Niego tres veces todo lo que soy y me rencuentro, acurrucado
como un niño que aún no ha nacido, en ese fracaso repetido que es siempre la
vida. No puede ser otra cosa. Pienso en las piedras fundacionales de Roma, en
las asfixiantes catacumbas como en las ruinas tullidas al aire libre de Atenas,
en las aguas en llamas del Ganges surcando los cielos como en las dunas blancas,
sedientas, del desierto infinito donde algunos buscamos a Dios sin acabar, por
supuesto, de encontrarlo.

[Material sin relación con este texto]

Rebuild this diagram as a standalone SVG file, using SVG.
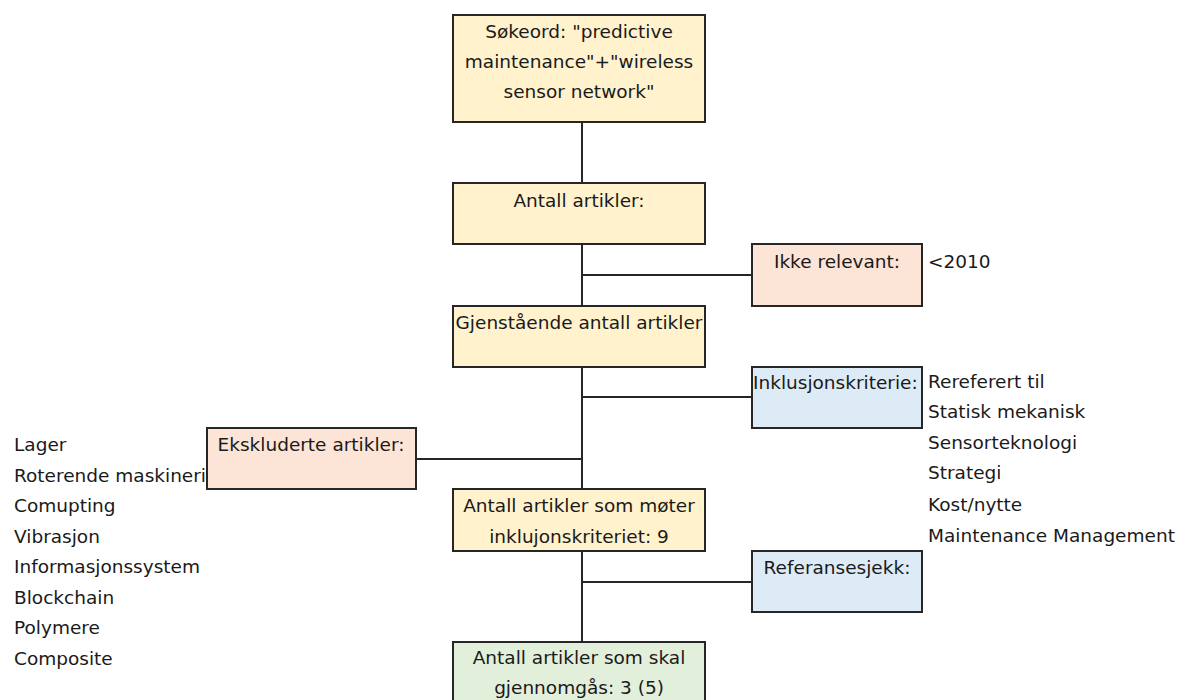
<svg xmlns="http://www.w3.org/2000/svg" width="1182" height="700" viewBox="0 0 1182 700">
<style>
text{font-family:"DejaVu Sans","Liberation Sans",sans-serif;font-size:18.5px;fill:#1a1a1a}
.c{text-anchor:middle}
.box{stroke:#262626;stroke-width:2}
.y{fill:#FFF2CC}.p{fill:#FCE4D6}.b{fill:#DDEBF7}.g{fill:#E2EFDA}
.ln{stroke:#262626;stroke-width:2;fill:none}
</style>
<rect width="1182" height="700" fill="#fff"/>
<g id="connectors">
<path class="ln" d="M582 122V642M582 275H752M582 397H752M416 459H582M582 582H752"/>
</g>
<g id="n1"><rect class="box y" x="453" y="15" width="252" height="107"/>
<text class="c" x="579" y="38">Søkeord: "predictive</text>
<text class="c" x="579" y="68">maintenance"+"wireless</text>
<text class="c" x="579" y="98">sensor network"</text></g>
<g id="n2"><rect class="box y" x="453" y="183" width="252" height="61"/>
<text class="c" x="579" y="207">Antall artikler:</text></g>
<g id="n3"><rect class="box p" x="752" y="244" width="170" height="62"/>
<text class="c" x="837" y="268">Ikke relevant:</text></g>
<text x="928" y="268">&lt;2010</text>
<g id="n4"><rect class="box y" x="453" y="306" width="252" height="61"/>
<text class="c" x="579" y="329">Gjenstående antall artikler</text></g>
<g id="n5"><rect class="box b" x="752" y="367" width="170" height="61"/>
<text x="753" y="389">Inklusjonskriterie:</text></g>
<g id="incl">
<text x="928" y="388">Rereferert til</text>
<text x="928" y="418">Statisk mekanisk</text>
<text x="928" y="449">Sensorteknologi</text>
<text x="928" y="479">Strategi</text>
<text x="928" y="511">Kost/nytte</text>
<text x="928" y="542">Maintenance Management</text>
</g>
<g id="n6"><rect class="box p" x="207" y="428" width="209" height="61"/>
<text class="c" x="311" y="451">Ekskluderte artikler:</text></g>
<g id="excl">
<text x="14" y="451">Lager</text>
<text x="14" y="482">Roterende maskineri</text>
<text x="14" y="512">Comupting</text>
<text x="14" y="543">Vibrasjon</text>
<text x="14" y="573">Informasjonssystem</text>
<text x="14" y="604">Blockchain</text>
<text x="14" y="634">Polymere</text>
<text x="14" y="665">Composite</text>
</g>
<g id="n7"><rect class="box y" x="453" y="489" width="252" height="62"/>
<text class="c" x="579" y="512">Antall artikler som møter</text>
<text class="c" x="579" y="543">inklujonskriteriet: 9</text></g>
<g id="n8"><rect class="box b" x="752" y="551" width="170" height="61"/>
<text class="c" x="837" y="574">Referansesjekk:</text></g>
<g id="n9"><rect class="box g" x="453" y="642" width="252" height="62"/>
<text class="c" x="579" y="664">Antall artikler som skal</text>
<text class="c" x="579" y="694">gjennomgås: 3 (5)</text></g>
</svg>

La religión y la filosofía vienen a ser lo mismo, el
mismo río que se bifurca y desdobla, el mismo río que riega, en fin, las
tierras y desemboca en los mares, en el líquido amniótico donde, seguramente,
nacemos igual que morimos.
Nunca he sido muy religioso ni me han llamado la atención
los alzacuellos, las tocas y velos, los
escapularios, las cruces y rosarios, las largas túnicas o sotanas -negras,
blancas o grises- del hábito religioso, ese uniforme que va, como tantos otros
uniformes, de profesar un oficio, de conjurar una vocación o una fe; de seguir
un camino más o menos trillado con su jerarquía piramidal, su estricto
funcionariado, el esplendor altivo de sus núcleos de poder y el horror próximo de
sus imperdonables fracasos y debilidades: el rumor constante de su extraña pero,
tal vez, admirable manera de estar en el mundo sin acabar de formar parte de
él.
Parece que en Baleares la consellería de Educación permite
el veto a la asignatura de Religión, mirando hacia otro lado (hacia su ombligo
ideológico, su vacío existencial o el muro de sus caprichos) cuando, por los
motivos que fueren, los centros escolares incumplen la obligación de ofrecer a
los alumnos la posibilidad de su enseñanza. Hay que ser muy sectarios y cortos
de miras para permitir que se prive a los más jóvenes de conocer, aunque sólo
sea superficialmente, una de las materias más importantes de las humanidades,
la médula, el corazón y hasta el vórtice mismo (por no hablar, ay, de algunas
de sus consecuencias) de nuestra actual forma de vida.
Nunca fui muy religioso, ya lo dije, pero con pocos libros he
pasado tanto tiempo como con El Libro de Job, el Apocalipsis o el Génesis, los
poemas de San Juan, Teresa, Dante o Milton, los
textos de Mircea Eliade, Cioran o Georges Bataille, el Bhagavad Gita, algunos Upanishad o los relatos
de Sherezade, con todos aquellos textos donde se asume, en definitiva, el
misterio de la existencia, donde late la agonía incalculable de quien se sabe
incompleto y busca algo que no sabe muy bien qué es, porque sólo sabe que lo ha
perdido y siente, desgarrado, que se lo han arrancado de sí mismo. Seguro que
nuestra consellería de Educación, feliz y orgullosamente laica, no tiene estos
problemas ni los tendrá nunca. Faltaría más.